Dear Frank,

Up to some years back, I had been using "canker" for aasava. But as you
mentioned, it is a poetic term. A poetic term is best used in verses or
contexually as the occasion dictates.

I have chosen "influx" which is close to the etymology, of sense-data
glowing IN and flooding our sense-faculties, and so defiling our system
because we fail to see them as they are. "Effluent" I think comes from EX
(out) + fluent, meaning OUT flow. It is used sometimes in reference to
industrial waste and pollutant that flow OUT into the drainage system, etc.

Some scholars have used the term untranslated, that is, anglicized them,
which can be useful to a point here. However, if asava gets around long
enough like nirvana, dharma, karma, etc, we will get used to its meaning.

I'm often guided by the dictum "the word is not the thing." Terms and
translations are at best little key-holes or windows for us to open (with
the right key) or see through to envision true reality. As such, no
translation is perfect, and we need the direct knowledge of mindfulness of
that inner eye cultivating stillness and clarity.

We should get used to the idea that there is no one way of translating a
Pali word or term. While Pali is a classical language of early Buddhism,
which has more or less "frozen" and preserved the intended senses in some
way, English is a living and growing language.
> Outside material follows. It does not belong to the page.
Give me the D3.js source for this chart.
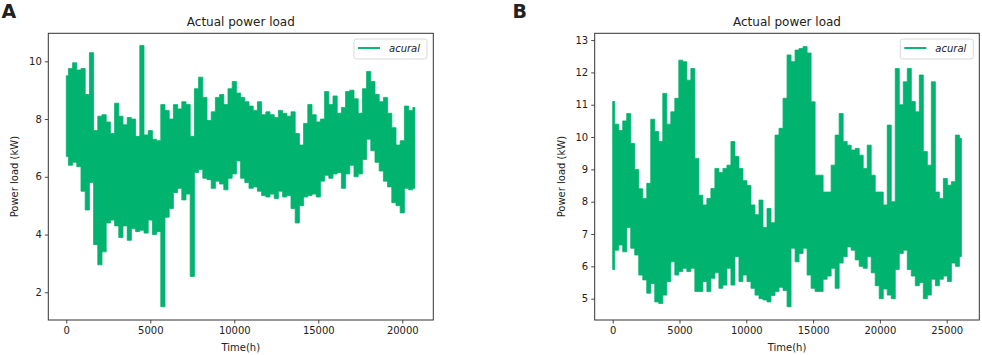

Decades back ex-PTS President, Miss I B Horner wrote me in a letter saying
that ideally a new translation of the Pali texts should be done every 50
years or so.

We have just submitted the Sutta Discovery Volume 1 (SD 1) for printing. So
far 32 vols (MSS) have been completed, and we hope to publish 2-3 vols a
year. By 2030, we would have over 100 SD volumes covering the four NIkayas
published. We are going slow with this as the works are heavily annotated
and try to give a digest of available scholarship and Buddhist traditions.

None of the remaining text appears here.